On Friday, Valentine's Day, my wife, Jennifer Hollister, and I went up to the top of the Stratosphere for the first time and looked at what the city where I grew up had become.

I reflected on the patterns of traffic along the freeways, watching a train inch through town and blocking surface streets as it went, looking out at the expanse of roofs and casinos filling a valley that once had great blank spots.

There are places where I once walked through desert that are now streets and sidewalks, lawns and Spanish roof tiles.

At night, looking down on the city, it's not so much the lights of downtown or the Strip that catch my eye, but the yellow pin pricks of sodium streetlights marking the Las Vegas Valley's topography like an old computer

rendering.

I haven't been here since Thanksgiving 2001, a decade in Vegas years. I grew up on Ann Road, where my parents purchased property in 1967. We were at the end of the road, which had a single crook in it.
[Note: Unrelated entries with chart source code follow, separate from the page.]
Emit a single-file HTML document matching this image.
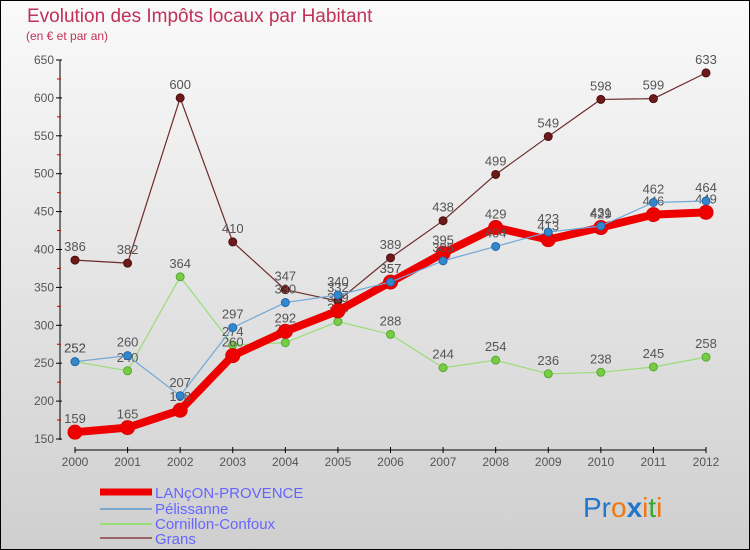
<!DOCTYPE html>
<html><head><meta charset="utf-8"><style>
body{margin:0}
#c{width:750px;height:550px;position:relative;overflow:hidden}
svg text{font-family:"Liberation Sans",sans-serif}
</style></head><body>
<div id="c">
<svg id="s" width="750" height="550" xmlns="http://www.w3.org/2000/svg">
<defs><linearGradient id="bg" x1="0" y1="0" x2="0" y2="1"><stop offset="0" stop-color="#fafafa"/><stop offset="1" stop-color="#cfcfcf"/></linearGradient></defs>
<rect x="0.5" y="0.5" width="749" height="549" fill="url(#bg)" stroke="#000"/>
<text x="27" y="22" font-size="19" fill="#c0305a">Evolution des Impôts locaux par Habitant</text>
<text x="26" y="40" font-size="12" fill="#c0305a">(en € et par an)</text>
<g id="axes"></g><g id="marks"></g>
<g>
<line x1="100" y1="492" x2="152" y2="492" stroke="#ee0000" stroke-width="7"/>
<text x="155" y="498" font-size="15" fill="#6666ff">LANçON-PROVENCE</text>
<line x1="100" y1="509" x2="152" y2="509" stroke="#7aa8cc" stroke-width="2"/>
<text x="155" y="514" font-size="15" fill="#6666ff">Pélissanne</text>
<line x1="100" y1="524" x2="152" y2="524" stroke="#99dd77" stroke-width="2"/>
<text x="155" y="529" font-size="15" fill="#6666ff">Cornillon-Confoux</text>
<line x1="100" y1="538" x2="152" y2="538" stroke="#996666" stroke-width="2"/>
<text x="155" y="544" font-size="15" fill="#6666ff">Grans</text>
</g>
<text x="583" y="517" font-size="28" font-family="Liberation Sans"><tspan fill="#2277cc">Pr</tspan><tspan fill="#ee7711">o</tspan><tspan fill="#2277cc" font-weight="bold">x</tspan><tspan fill="#ee7711">i</tspan><tspan fill="#33aa33">t</tspan><tspan fill="#ee7711">i</tspan></text>
</svg></div>
<script>
const years=[2000,2001,2002,2003,2004,2005,2006,2007,2008,2009,2010,2011,2012];
const lancon=[159,165,188,260,292,319,357,395,429,413,429,446,449];
const pelissanne=[252,260,207,297,330,340,357,385,404,423,431,462,464];
const cornillon=[252,240,364,274,277,305,288,244,254,236,238,245,258];
const grans=[386,382,600,410,347,332,389,438,499,549,598,599,633];
const yTicks=[150,200,250,300,350,400,450,500,550,600,650];
const NS="http://www.w3.org/2000/svg";
const X=i=>75+i*(706-75)/(years.length-1);
const Y=v=>439-(v-150)*(439-60)/500;
function el(t,a,p){const e=document.createElementNS(NS,t);for(const k in a)e.setAttribute(k,a[k]);p.appendChild(e);return e;}
const ax=document.getElementById('axes'),mk=document.getElementById('marks');
const ya=el('line',{x1:60,y1:60,x2:60,y2:440,stroke:'#000'},ax);


yTicks.forEach(v=>{
 el('line',{x1:56,y1:Y(v),x2:62,y2:Y(v),stroke:'#000'},ax);
 if(v<650)el('line',{x1:57,y1:Y(v+25),x2:61,y2:Y(v+25),stroke:'#cc0000'},ax);
 const t=el('text',{x:54,y:Y(v)+4,'font-size':12,fill:'#555','text-anchor':'end'},ax);t.textContent=v;
 
 
});
const xa=el('line',{x1:X(0),y1:450,x2:X(12),y2:450,stroke:'#000'},ax);


years.forEach((y,i)=>{
 el('line',{x1:X(i),y1:447,x2:X(i),y2:453,stroke:'#000'},ax);
 const t=el('text',{x:X(i),y:466,'font-size':12,fill:'#555','text-anchor':'middle'},ax);t.textContent=y;
 
 
});
function series(d,name,col,w,r,dot,dotStroke){
 const g=el('g',{},mk);
 
 
 const p=el('polyline',{points:d.map((v,i)=>X(i)+','+Y(v)).join(' '),fill:'none',stroke:col,'stroke-width':w,'stroke-linejoin':'round'},g);
 
 
 d.forEach((v,i)=>{
  const c=el('circle',{cx:X(i),cy:Y(v),r:r,fill:dot,stroke:dotStroke,'stroke-width':1},g);
  
  
  const t=el('text',{x:X(i),y:Y(v)-9,'font-size':13,fill:'#555','text-anchor':'middle'},g);t.textContent=v;
  
  
 });
}
series(grans,'grans','#6e2a2a',1.2,4,'#6e1a1a','#4a1010');
series(cornillon,'cornillon','#99dd77',1.2,4,'#77cc44','#55aa33');
series(lancon,'lancon','#ee0000',8,7,'#ee0000','#dd0000');
series(pelissanne,'pelissanne','#6fa8d8',1.2,4,'#3388cc','#2266aa');
</script>
</body></html>
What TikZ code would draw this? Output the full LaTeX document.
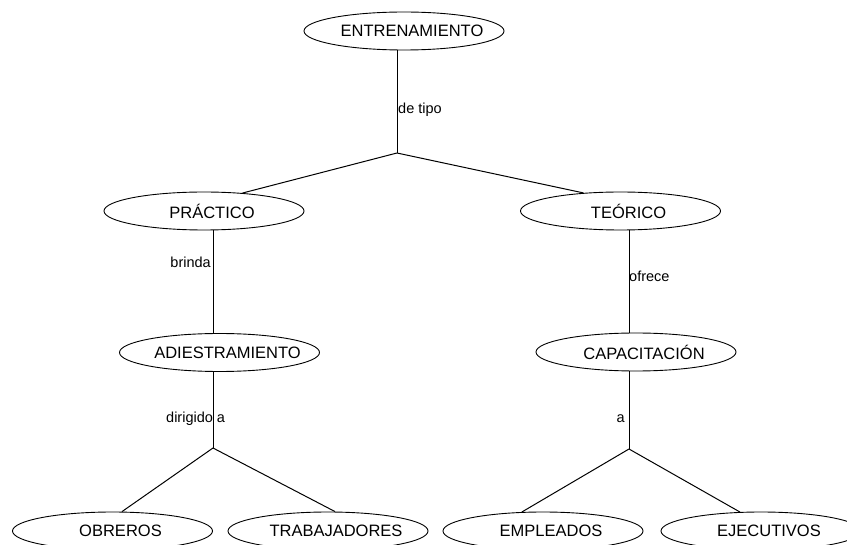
\documentclass[tikz,border=0pt]{standalone}
\usepackage{fontspec}
\setmainfont{Liberation Sans}
\usetikzlibrary{shapes.geometric}
\newcommand{\ctext}[1]{\makebox[0pt]{\hspace{16pt}#1}}
\tikzset{
  concept/.style={draw, ellipse, line width=0.9pt, minimum width=200pt, minimum height=38pt, inner sep=0pt,
    font=\fontsize{16.5}{18}\selectfont},
  lbl/.style={inner sep=0pt, font=\fontsize{14.5}{16}\selectfont},
  conn/.style={line width=1pt}
}
\begin{document}
\begin{tikzpicture}[x=1pt, y=-1pt]
\useasboundingbox (0,0) rectangle (847,545);
\clip (0,0) rectangle (847,545);
\node[concept] (ent) at (404,31) {\ctext{ENTRENAMIENTO}};
\node[concept] (prac) at (204,211) {\ctext{PRÁCTICO}};
\node[concept] (teo) at (620.5,211) {\ctext{TEÓRICO}};
\node[concept] (adi) at (219.5,352.5) {\ctext{ADIESTRAMIENTO}};
\node[concept] (cap) at (636,352) {\ctext{CAPACITACIÓN}};
\node[concept] (obr) at (112.5,531) {\ctext{OBREROS}};
\node[concept] (tra) at (328,531) {\ctext{TRABAJADORES}};
\node[concept] (emp) at (543,531) {\ctext{EMPLEADOS}};
\node[concept] (eje) at (761,531) {\ctext{EJECUTIVOS}};
\coordinate (j1) at (397,153);
\coordinate (j2) at (213,448);
\coordinate (j3) at (629,449);
\draw[conn] (ent.south -| j1) -- (j1);
\draw[conn] (j1) -- (prac.25);
\draw[conn] (j1) -- (teo.154);
\draw[conn] (prac.south -| j2) -- (adi.north -| j2);
\draw[conn] (adi.south -| j2) -- (j2);
\draw[conn] (j2) -- (obr.64);
\draw[conn] (j2) -- (tra.70);
\draw[conn] (teo.south -| j3) -- (cap.north -| j3);
\draw[conn] (cap.south -| j3) -- (j3);
\draw[conn] (j3) -- (emp.138);
\draw[conn] (j3) -- (eje.138);
\node[lbl, anchor=base west] (l1) at (398,114) {de tipo};
\node[lbl, anchor=base east] (l2) at (211,268) {brinda};
\node[lbl, anchor=base west] (l3) at (629,282) {ofrece};
\node[lbl, anchor=base west] (l4) at (166,423) {dirigido a};
\node[lbl, anchor=base east] (l5) at (625,423) {a};
\end{tikzpicture}
\end{document}
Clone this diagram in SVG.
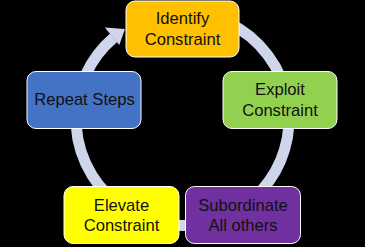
<svg xmlns="http://www.w3.org/2000/svg" width="365" height="247" viewBox="0 0 365 247">
<style>
.node rect{stroke:#ffffff;stroke-width:1;}
.node text{font-family:"Liberation Sans",Arial,sans-serif;font-size:16.6px;fill:#111111;text-anchor:middle;}
.ring{fill:none;stroke:#cfd5ea;stroke-width:11;}
</style>
<rect x="0" y="0" width="365" height="247" fill="#000000"/>
<g id="connectors">
<path class="ring" d="M182.5,12.5 A106.5,106.5 0 1 1 113.6,37.8"/>
<polygon points="104.8,27.6 125,29 119.3,45" fill="#cfd5ea"/>
</g>
<g id="identify" class="node">
<rect x="126" y="1" width="113" height="56" rx="9" fill="#ffc000"/>
<text x="182.5" y="24">Identify</text>
<text x="182.5" y="44.5">Constraint</text>
</g>
<g id="exploit" class="node">
<rect x="223" y="71.5" width="114" height="57" rx="9" fill="#92d050"/>
<text x="280" y="95">Exploit</text>
<text x="280" y="115.5">Constraint</text>
</g>
<g id="subordinate" class="node">
<rect x="185.5" y="186.5" width="115" height="57" rx="9" fill="#7030a0"/>
<text x="243" y="210.5">Subordinate</text>
<text x="243" y="231">All others</text>
</g>
<g id="elevate" class="node">
<rect x="64" y="186.5" width="115" height="57" rx="9" fill="#ffff00"/>
<text x="121.5" y="210.5">Elevate</text>
<text x="121.5" y="231">Constraint</text>
</g>
<g id="repeat" class="node">
<rect x="27" y="71.5" width="114" height="57" rx="9" fill="#4472c4"/>
<text x="84.5" y="104.5">Repeat Steps</text>
</g>
</svg>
Now it expands and contracts as development pays for improvements in one section and ignores another.

I missed our driveway on my way up on Thursday and almost missed it again on Friday. A dead rabbit, victim to the 45 mph speed limit passing my childhood home, was the only landmark I recognized.

The view from the top of the Stratosphere was impressive, I'm glad we went, but it was just another reminder this is not the place I grew up.

Gil Ayarbe has constructed a scale model of an understructure for a new, stronger, C-Hill flag.

According to Dan Mooney's report from the C-Hill Foundation, Gil and designer Josh Buscay are evaluating materials in search of some tough enough survive the tough conditions found on the side of C Hill and still maintain its visibility.

Dan says Lowe's Home Improvement is helping out with the material search and it sounds like treated 3/4-inch plywood panels are the best alternative so far.

Fund-raising to pay for the new flag should begin pretty soon. Foundation members are looking for a large indoor space to paint and preassemble the flag before hauling up the hill.

The original flag was assembled at the new Nevada Appeal building before we moved in the presses.

In his e-mailed report, Dan said the group needs at least 140-by-85 feet to work with the flag inside.

E-mail Dan at Nevada4@aol.com or or Gil at GAyarbe@aol.com if you can help or have any ideas about where the flag could be assembled.

Carson City resident and former Nevada Appeal columnist Larry Windsor e-mailed me last week to offer a little encouragement.

Larry is regional publisher for a national golf magazine, where he enjoys his favorite pastime as much as possible.

"Anything to keep finding reasonable excuses to play lots of golf," he said.

He points out that the wise columnist does not reveal his age in print.

"Now everyone will know you look much older than you actually are."

What many of you don't know is that I lost the beard and there is no longer any danger that I will look older than I actually am.